Okay, now that we have an example of a confidence interval under our belt, let’s talk about the correct interpretation of confidence intervals.
The following are all correct interpretations of our confidence interval:
We are 95% confident that the true proportion of FIV-positive cats is between 0.0165 and 0.0475.
We are 95% confident that the interval \([0.0165 \ , \ 0.0475]\) covers the true proportion of FIV-positive cats.
Here is a technically incorrect way of interpreting the confidence interval: there is a 95% probability that the true proportion of FIV-positive cats lies between 0.0165 and 0.0475.
Why is this typically rejected as an interpretation of a confidence interval?
Because this phrasing makes it sound as though the true proportion of FIV-positive cats is a random variable!

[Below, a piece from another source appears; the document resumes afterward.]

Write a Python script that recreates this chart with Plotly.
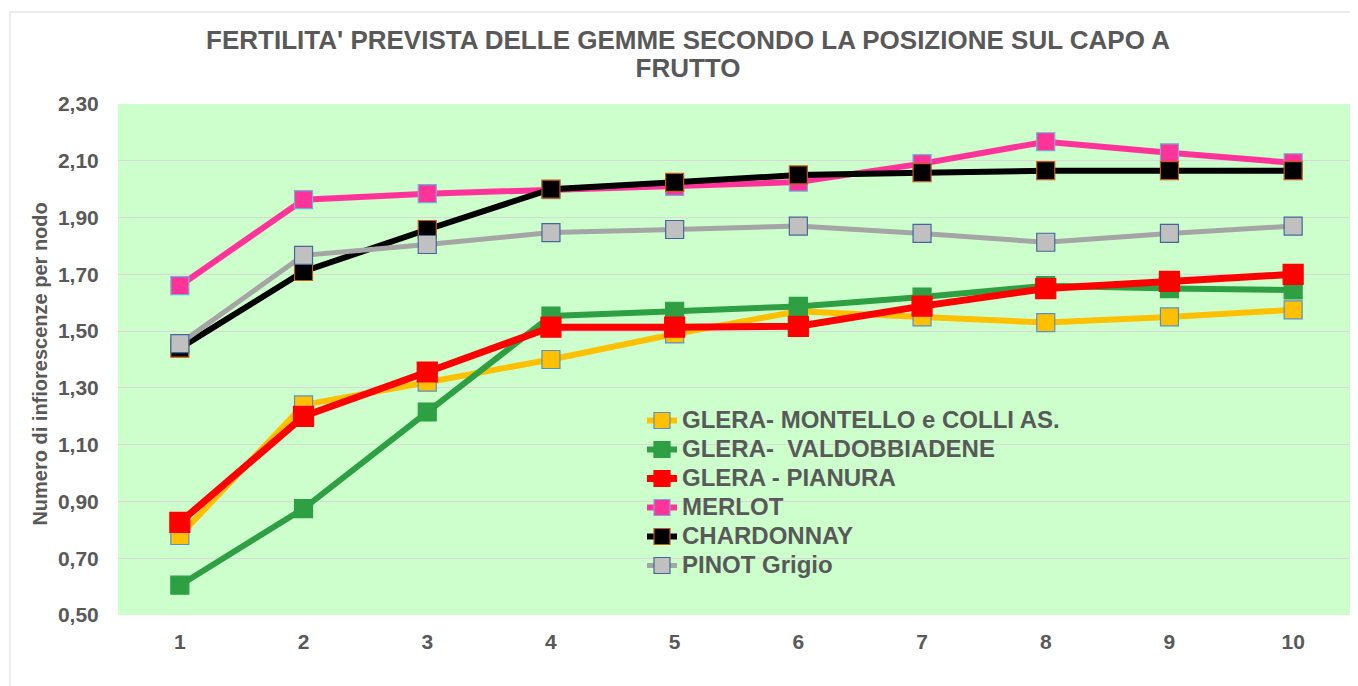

I grant that the above is a very subtle point. However, Statisticians are quite particular about wording when it comes to interpreting confidence intervals. As such, we will be particular in this class as well!
Exercise 3
As a film critic, you are interested in determining the true proportion of people that have watched The Mandalorian. You take a representative sample of 100 people, and note that 47% of these people have watched The Mandalorian.
Construct a 95% confidence interval for the proportion of people that have watched The Mandalorian, and interpret your interval in the context of the problem.
When constructing an 85% confidence interval for the proportion of people that have watched The Mandalorian, would you expect this interval to be wider or shorter than the interval you found in part (a)?
Now, actually construct an 85% confidence interval for the proportion of people that have watched The Mandalorian and see if this agrees with your answer to part (b).
Exercise 4
As a political scientist, Morgan would like to know the true proportion of people in a city that support Candidate A in an upcoming election. To that effect, they take a representative sample of 120 people and determine that 51% of these sampled individuals support Candidate A.
Construct an 87% confidence interval for the true proportion of people that support Candidate A.